*** Data for this exercise
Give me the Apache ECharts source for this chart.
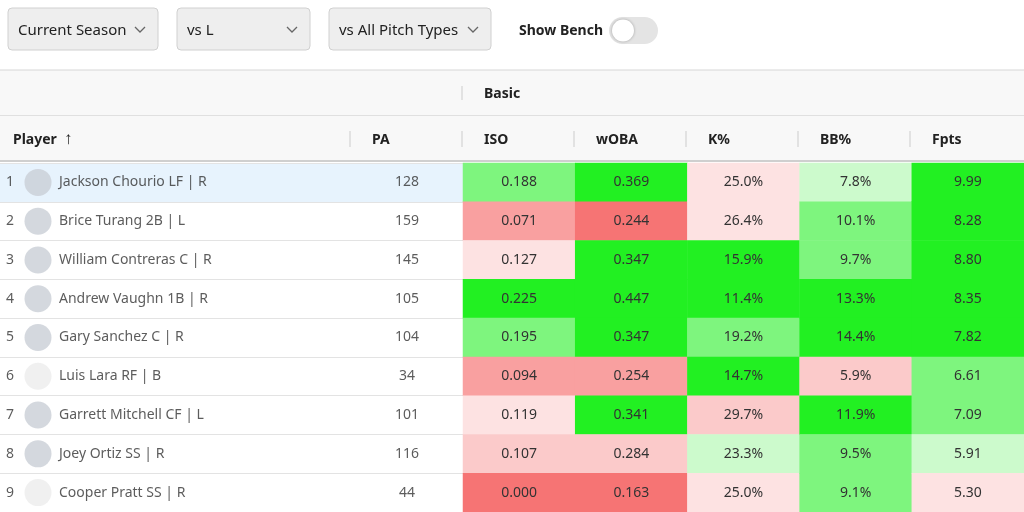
<!DOCTYPE html>
<html><head><meta charset="utf-8">
<script src="https://cdn.jsdelivr.net/npm/echarts@6/dist/echarts.min.js"></script>
<style>html,body{margin:0;padding:0;background:#fff}#c{width:1024px;height:512px}</style>
</head><body><div id="c"></div>
<script>
var statCols = ['ISO', 'wOBA', 'K%', 'BB%', 'Fpts'];
var players = ['Jackson Chourio LF | R', 'Brice Turang 2B | L', 'William Contreras C | R', 'Andrew Vaughn 1B | R',
  'Gary Sanchez C | R', 'Luis Lara RF | B', 'Garrett Mitchell CF | L', 'Joey Ortiz SS | R', 'Cooper Pratt SS | R'];
var hasPhoto = [1, 1, 1, 1, 1, 0, 1, 1, 0];
var pa = [128, 159, 145, 105, 104, 34, 101, 116, 44];
var iso = ['0.188', '0.071', '0.127', '0.225', '0.195', '0.094', '0.119', '0.107', '0.000'];
var woba = ['0.369', '0.244', '0.347', '0.447', '0.347', '0.254', '0.341', '0.284', '0.163'];
var kPct = ['25.0%', '26.4%', '15.9%', '11.4%', '19.2%', '14.7%', '29.7%', '23.3%', '25.0%'];
var bbPct = ['7.8%', '10.1%', '9.7%', '13.3%', '14.4%', '5.9%', '11.9%', '9.5%', '9.1%'];
var fpts = ['9.99', '8.28', '8.80', '8.35', '7.82', '6.61', '7.09', '5.91', '5.30'];
// shade tier: 3 best green ... -4 deepest red
var isoTier = [2, -3, -1, 3, 2, -3, -1, -2, -4];
var wobaTier = [3, -4, 3, 3, 3, -3, 3, -2, -4];
var kTier = [-1, -1, 3, 3, 2, 3, -2, 1, -1];
var bbTier = [1, 2, 2, 3, 3, -2, 3, 2, 2];
var fptsTier = [3, 3, 3, 3, 3, 2, 2, 1, -1];

var FONT = 'Noto Sans';
var rowH = 39.1, top0 = 163;
var texts = [iso, woba, kPct, bbPct, fpts];
var tiers = [isoTier, wobaTier, kTier, bbTier, fptsTier];
var heat = [];
for (var c = 0; c < statCols.length; c++) {
  for (var r = 0; r < players.length; r++) heat.push([c, r, tiers[c][r], texts[c][r]]);
}
var rows = players.map(function (p, i) { return String(i + 1); });
var rankPts = [], avatarPts = [], namePts = [], paPts = [];
for (var i = 0; i < players.length; i++) {
  rankPts.push([1, i, String(i + 1)]);
  avatarPts.push({ value: [38, i], itemStyle: { color: hasPhoto[i] ? '#c9ced6' : '#ececec' } });
  namePts.push([54, i, players[i]]);
  paPts.push([407, i, String(pa[i])]);
}

var chart = echarts.init(document.getElementById('c'));
var g = [];
function box(x, w, label) {
  g.push({ type: 'rect', shape: { x: x, y: 8, width: w, height: 42, r: 4 }, style: { fill: '#eeeeee', stroke: '#d0d0d0' } });
  g.push({ type: 'text', x: x + 10, y: 31, style: { text: label, font: '15px ' + FONT, fill: '#222', verticalAlign: 'middle' } });
  g.push({ type: 'polyline', shape: { points: [[x + w - 23, 27], [x + w - 18, 32], [x + w - 13, 27]] }, style: { stroke: '#666', lineWidth: 1.3, fill: null } });
}
box(8, 150, 'Current Season'); box(177, 133, 'vs L'); box(329, 162, 'vs All Pitch Types');
g.push({ type: 'text', x: 519, y: 31, style: { text: 'Show Bench', font: 'bold 14px ' + FONT, fill: '#222', verticalAlign: 'middle' } });
g.push({ type: 'rect', shape: { x: 609, y: 17, width: 49, height: 27, r: 13.5 }, style: { fill: '#e4e4e4' } });
g.push({ type: 'circle', shape: { cx: 623, cy: 30.5, r: 11 }, style: { fill: '#fff', shadowBlur: 3, shadowColor: 'rgba(0,0,0,0.3)' } });
// header area
g.push({ type: 'rect', z: -1, shape: { x: 0, y: 70, width: 1024, height: 91 }, style: { fill: '#f8f8f8' } });
g.push({ type: 'line', shape: { x1: 0, y1: 70, x2: 1024, y2: 70 }, style: { stroke: '#d6d6d6' } });
g.push({ type: 'line', shape: { x1: 0, y1: 115.5, x2: 1024, y2: 115.5 }, style: { stroke: '#e0e0e0' } });
g.push({ type: 'line', shape: { x1: 0, y1: 161, x2: 1024, y2: 161 }, style: { stroke: '#cfcfcf', lineWidth: 2 } });
g.push({ type: 'line', shape: { x1: 462, y1: 86, x2: 462, y2: 100 }, style: { stroke: '#ccc' } });
g.push({ type: 'text', x: 484, y: 94, style: { text: 'Basic', font: 'bold 14px ' + FONT, fill: '#222', verticalAlign: 'middle' } });
var hdr = [['Player', 13], ['PA', 372]];
statCols.forEach(function (s, k) { hdr.push([s, 484 + 112 * k]); });
hdr.forEach(function (h) {
  g.push({ type: 'text', x: h[1], y: 140, style: { text: h[0], font: 'bold 14px ' + FONT, fill: '#222', verticalAlign: 'middle' } });
});
g.push({ type: 'text', x: 64, y: 139, style: { text: '\u2191', font: '17px ' + FONT, fill: '#222', verticalAlign: 'middle' } });
[350, 462, 574, 686, 798, 910].forEach(function (x) {
  g.push({ type: 'line', shape: { x1: x, y1: 131, x2: x, y2: 147 }, style: { stroke: '#ccc' } });
});
// selected first row
g.push({ type: 'rect', z: -1, shape: { x: 0, y: top0, width: 463, height: rowH }, style: { fill: '#e7f3fd' } });

var yAxisCommon = {
  type: 'category', data: rows, inverse: true,
  axisLine: { show: false }, axisTick: { show: false }, axisLabel: { show: false },
  splitLine: { show: true, lineStyle: { color: '#e3e3e3' } }
};
function lbl(pos) {
  return { show: true, position: pos, formatter: function (p) { return p.data[2]; }, color: '#333', fontFamily: FONT, fontSize: 14 };
}

chart.setOption({
  animation: false,
  graphic: g,
  grid: [
    { left: 0, width: 463, top: top0, height: rowH * 9 },
    { left: 463, right: 0, top: top0, height: rowH * 9 }
  ],
  xAxis: [
    { type: 'value', min: 0, max: 463, show: false, gridIndex: 0 },
    { type: 'category', data: statCols, show: false, gridIndex: 1 }
  ],
  yAxis: [
    Object.assign({ gridIndex: 0 }, yAxisCommon),
    Object.assign({ gridIndex: 1 }, yAxisCommon, { splitLine: { show: false } })
  ],
  visualMap: {
    type: 'piecewise', show: false, seriesIndex: 0, dimension: 2,
    pieces: [
      { value: 3, color: '#22f022' }, { value: 2, color: '#7ef57e' }, { value: 1, color: '#ccfacc' },
      { value: -1, color: '#fde2e2' }, { value: -2, color: '#fbcaca' }, { value: -3, color: '#f9a0a0' },
      { value: -4, color: '#f67474' }
    ]
  },
  series: [
    {
      type: 'heatmap', xAxisIndex: 1, yAxisIndex: 1, data: heat,
      label: { show: true, formatter: function (p) { return p.data[3]; }, color: '#333', fontFamily: FONT, fontSize: 14 }
    },
    { type: 'scatter', symbolSize: 0, data: rankPts, label: lbl('right') },
    { type: 'scatter', symbol: 'circle', symbolSize: 27, data: avatarPts, z: 1 },
    { type: 'scatter', symbolSize: 0, data: namePts, label: lbl('right') },
    { type: 'scatter', symbolSize: 0, data: paPts, label: lbl('inside') }
  ]
});
</script></body></html>
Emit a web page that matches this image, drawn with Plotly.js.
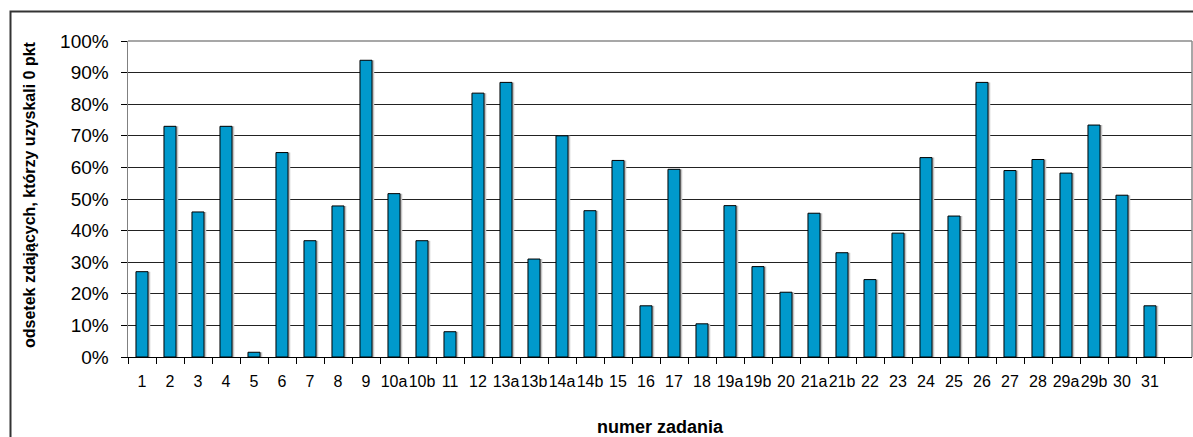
<!DOCTYPE html>
<html>
<head>
<meta charset="utf-8">
<script src="https://cdn.plot.ly/plotly-3.0.1.min.js"></script>
<style>
  html, body { margin: 0; padding: 0; background: #fff; }
  #chart { width: 1193px; height: 437px; }
</style>
</head>
<body>
<div id="chart"></div>
<script>
const categories = ["1","2","3","4","5","6","7","8","9","10a","10b","11","12","13a","13b","14a","14b","15","16","17","18","19a","19b","20","21a","21b","22","23","24","25","26","27","28","29a","29b","30","31"];
const values = [27.0,73.0,45.9,73.0,1.5,64.7,36.8,47.8,93.9,51.7,36.8,8.0,83.5,86.9,31.0,70.0,46.3,62.2,16.2,59.4,10.5,47.9,28.6,20.5,45.5,33.0,24.5,39.2,63.1,44.6,86.9,59.0,62.5,58.2,73.4,51.2,16.2];
const yTickVals = [0,10,20,30,40,50,60,70,80,90,100];
const yTickText = ["0%","10%","20%","30%","40%","50%","60%","70%","80%","90%","100%"];
const yTitle = "odsetek zdających, którzy uzyskali 0 pkt";
const xTitle = "numer zadania";

const FONT = '"Liberation Sans", Arial, sans-serif';
const BW = 0.43;

const shadow = {
  type: 'bar', x: categories, y: values,
  width: BW, offset: -BW/2 + 0.08,
  marker: { color: '#c4c4c4', line: { width: 0 } },
  hoverinfo: 'skip', showlegend: false
};
const bars = {
  type: 'bar', x: categories, y: values,
  width: BW, offset: -BW/2,
  marker: { color: '#0099cc', line: { color: '#000000', width: 1 } },
  showlegend: false
};

const L = 128, T = 41, W = 1064, H = 316;
function px(x) { return (x - L) / W; }
function py(y) { return (T + H - y) / H; }

const layout = {
  width: 1193, height: 437,
  margin: { l: 128, r: 1, t: 41, b: 80, pad: 0 },
  paper_bgcolor: '#ffffff', plot_bgcolor: '#ffffff',
  barmode: 'overlay',
  font: { family: FONT, color: '#000' },
  xaxis: {
    type: 'category',
    categoryorder: 'array', categoryarray: categories,
    range: [-0.5, 37.5],
    tickson: 'boundaries',
    tickangle: 0,
    ticks: 'outside', ticklen: 6, tickcolor: '#000', tickwidth: 1,
    showgrid: false, zeroline: false,
    showline: true, linecolor: '#000', linewidth: 1,
    tickfont: { family: FONT, size: 16, color: '#000' },
    ticklabelstandoff: 10,
    fixedrange: true
  },
  yaxis: {
    range: [0, 100],
    tickvals: yTickVals, ticktext: yTickText,
    ticks: 'outside', ticklen: 6, tickcolor: '#000', tickwidth: 1,
    showgrid: true, gridcolor: '#222', gridwidth: 1,
    zeroline: false,
    showline: true, linecolor: '#808080', linewidth: 1.5,
    tickfont: { family: FONT, size: 19, color: '#000' },
    ticklabelstandoff: 8,
    fixedrange: true
  },
  shapes: [
    { type: 'line', xref: 'paper', yref: 'paper', x0: 0, x1: 1, y0: 1, y1: 1, line: { color: '#8a8a8a', width: 1.5 } },
    { type: 'line', xref: 'paper', yref: 'paper', x0: 1, x1: 1, y0: 0, y1: 1, line: { color: '#8a8a8a', width: 1.5 } },
    { type: 'rect', xref: 'paper', yref: 'paper', x0: px(10.5), x1: px(1205), y0: py(450), y1: py(11.5), line: { color: '#333', width: 2 }, fillcolor: 'rgba(0,0,0,0)' }
  ],
  annotations: [
    { text: '<b>' + yTitle + '</b>', xref: 'paper', yref: 'paper', x: px(29), y: py(195), xanchor: 'center', yanchor: 'middle', textangle: -90, showarrow: false, font: { family: FONT, size: 16, color: '#000' } },
    { text: '<b>' + xTitle + '</b>', xref: 'paper', yref: 'paper', x: px(660), y: py(427), xanchor: 'center', yanchor: 'middle', showarrow: false, font: { family: FONT, size: 18, color: '#000' } }
  ]
};

Plotly.newPlot('chart', [shadow, bars], layout, { staticPlot: true, displayModeBar: false });
</script>
</body>
</html>
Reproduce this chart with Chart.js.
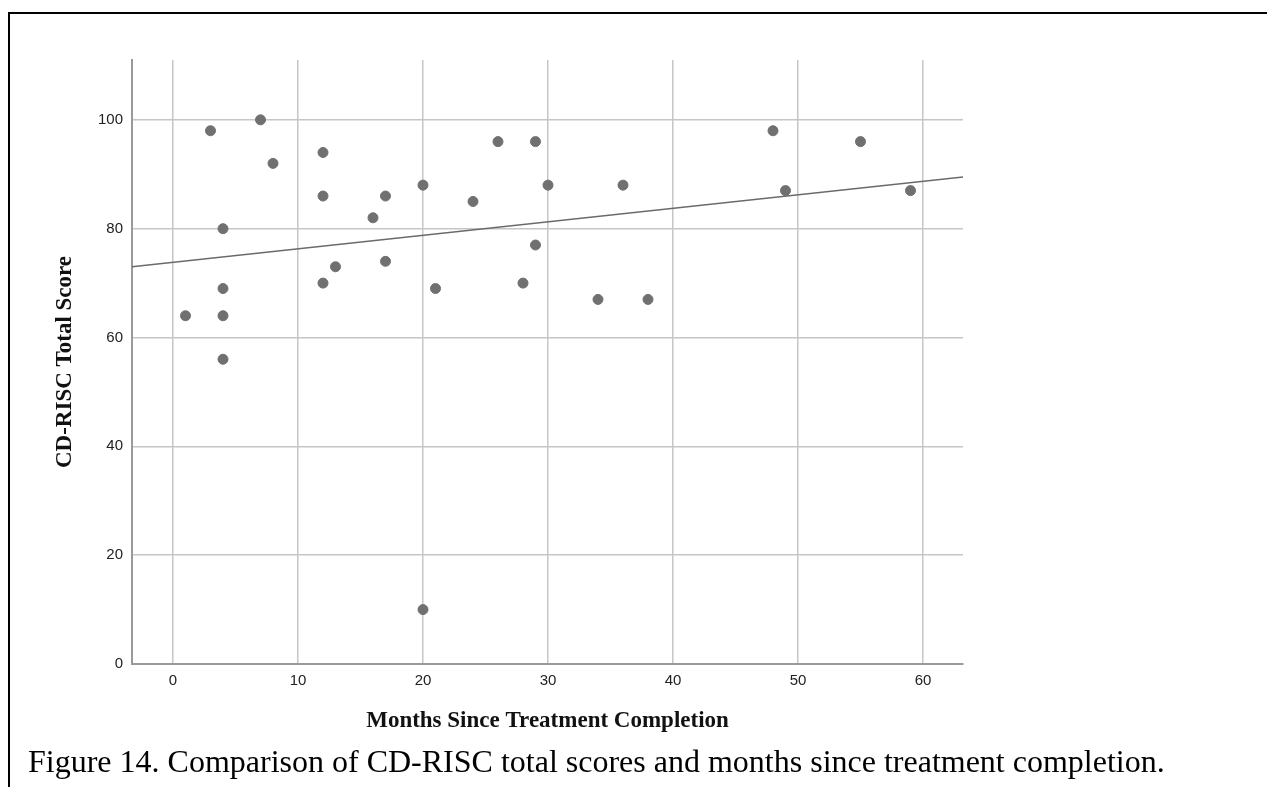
<!DOCTYPE html>
<html>
<head>
<meta charset="utf-8">
<script src="https://cdn.jsdelivr.net/npm/chart.js@4.4.1/dist/chart.umd.min.js"></script>
<style>
  html, body { margin: 0; padding: 0; background: #ffffff; width: 1267px; height: 787px; overflow: hidden; }
  #frame { position: absolute; left: 8px; top: 12px; right: -10px; bottom: -10px; border-top: 2px solid #000; border-left: 2px solid #000; }
  #wrap { position: absolute; left: 0; top: 0; width: 1267px; height: 787px; }
  #caption { position: absolute; left: 28px; top: 745px; font-family: "Liberation Serif", "Times New Roman", serif; font-size: 32px; line-height: 32px; color: #000; white-space: nowrap; }
</style>
</head>
<body>
<div id="frame"></div>
<div id="wrap"><canvas id="c" width="1267" height="787"></canvas></div>
<div id="caption">Figure 14. Comparison of CD-RISC total scores and months since treatment completion.</div>
<script>
// Data
const months = [1, 3, 4, 4, 4, 4, 7, 8, 12, 12, 12, 13, 16, 17, 17, 20, 20, 21, 24, 26, 28, 29, 29, 30, 34, 36, 38, 48, 49, 55, 59];
const scores = [64, 98, 80, 69, 64, 56, 100, 92, 94, 86, 70, 73, 82, 86, 74, 88, 10, 69, 85, 96, 70, 96, 77, 88, 67, 88, 67, 98, 87, 96, 87];
// Fit line endpoints as drawn in the reference (spanning the x-axis range)
const fitX = [-3.28, 63.2];
const fitY = [73.0, 89.5];
const xTicks = [0, 10, 20, 30, 40, 50, 60];
const yTicks = [0, 20, 40, 60, 80, 100];
const xTitle = "Months Since Treatment Completion";
const yTitle = "CD-RISC Total Score";

const points = months.map((m, i) => ({ x: m, y: scores[i] }));
const fitPoints = fitX.map((x, i) => ({ x: x, y: fitY[i] }));

const tickFont = { family: "'Liberation Sans', Arial, sans-serif", size: 15 };
const titleFont = { family: "'Liberation Serif', 'Times New Roman', serif", size: 23, weight: 'bold' };

new Chart(document.getElementById('c'), {
  type: 'scatter',
  data: {
    datasets: [
      {
        type: 'line',
        data: fitPoints,
        borderColor: '#6a6a6a',
        borderWidth: 1.3,
        pointRadius: 0,
        fill: false,
        order: 0
      },
      {
        data: points,
        backgroundColor: '#707070',
        borderColor: '#707070',
        borderWidth: 1,
        pointRadius: 5,
        order: 1
      }
    ]
  },
  options: {
    responsive: false,
    animation: false,
    events: [],
    layout: { padding: { left: 51, top: 60, right: 304, bottom: 52 } },
    plugins: { legend: { display: false }, tooltip: { enabled: false } },
    scales: {
      x: {
        type: 'linear',
        min: -3.28,
        max: 63.2,
        afterFit: (s) => { s.height = 71; },
        afterBuildTicks: (s) => { s.ticks = xTicks.map(v => ({ value: v })); },
        ticks: { font: tickFont, color: '#222', padding: 8, includeBounds: false },
        grid: { color: '#c6c6c6', lineWidth: 1.5, drawTicks: false },
        border: { color: '#9a9a9a', width: 2 },
        title: { display: true, text: xTitle, font: titleFont, color: '#111', padding: 0 }
      },
      y: {
        type: 'linear',
        min: 0,
        max: 111,
        afterFit: (s) => { s.width = 81; },
        afterBuildTicks: (s) => { s.ticks = yTicks.map(v => ({ value: v })); },
        ticks: { font: tickFont, color: '#222', padding: 9, includeBounds: false },
        grid: { color: '#c6c6c6', lineWidth: 1.5, drawTicks: false },
        border: { color: '#9a9a9a', width: 2 },
        title: { display: true, text: yTitle, font: titleFont, color: '#111', padding: 0 }
      }
    }
  }
});
</script>
</body>
</html>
******
Your task is to retype exactly the lines from the one containing "Emit a web page" through the one containing "return (T +", leaving every picture out.

Emit a web page that matches this image, drawn with Plotly.js.
<!DOCTYPE html>
<html>
<head>
<meta charset="utf-8">
<script src="https://cdn.plot.ly/plotly-3.0.1.min.js"></script>
<style>
  html, body { margin: 0; padding: 0; background: #fff; }
  #chart { width: 1193px; height: 437px; }
</style>
</head>
<body>
<div id="chart"></div>
<script>
const categories = ["1","2","3","4","5","6","7","8","9","10a","10b","11","12","13a","13b","14a","14b","15","16","17","18","19a","19b","20","21a","21b","22","23","24","25","26","27","28","29a","29b","30","31"];
const values = [27.0,73.0,45.9,73.0,1.5,64.7,36.8,47.8,93.9,51.7,36.8,8.0,83.5,86.9,31.0,70.0,46.3,62.2,16.2,59.4,10.5,47.9,28.6,20.5,45.5,33.0,24.5,39.2,63.1,44.6,86.9,59.0,62.5,58.2,73.4,51.2,16.2];
const yTickVals = [0,10,20,30,40,50,60,70,80,90,100];
const yTickText = ["0%","10%","20%","30%","40%","50%","60%","70%","80%","90%","100%"];
const yTitle = "odsetek zdających, którzy uzyskali 0 pkt";
const xTitle = "numer zadania";

const FONT = '"Liberation Sans", Arial, sans-serif';
const BW = 0.43;

const shadow = {
  type: 'bar', x: categories, y: values,
  width: BW, offset: -BW/2 + 0.08,
  marker: { color: '#c4c4c4', line: { width: 0 } },
  hoverinfo: 'skip', showlegend: false
};
const bars = {
  type: 'bar', x: categories, y: values,
  width: BW, offset: -BW/2,
  marker: { color: '#0099cc', line: { color: '#000000', width: 1 } },
  showlegend: false
};

const L = 128, T = 41, W = 1064, H = 316;
function px(x) { return (x - L) / W; }
function py(y) { return (T + H - y) / H; }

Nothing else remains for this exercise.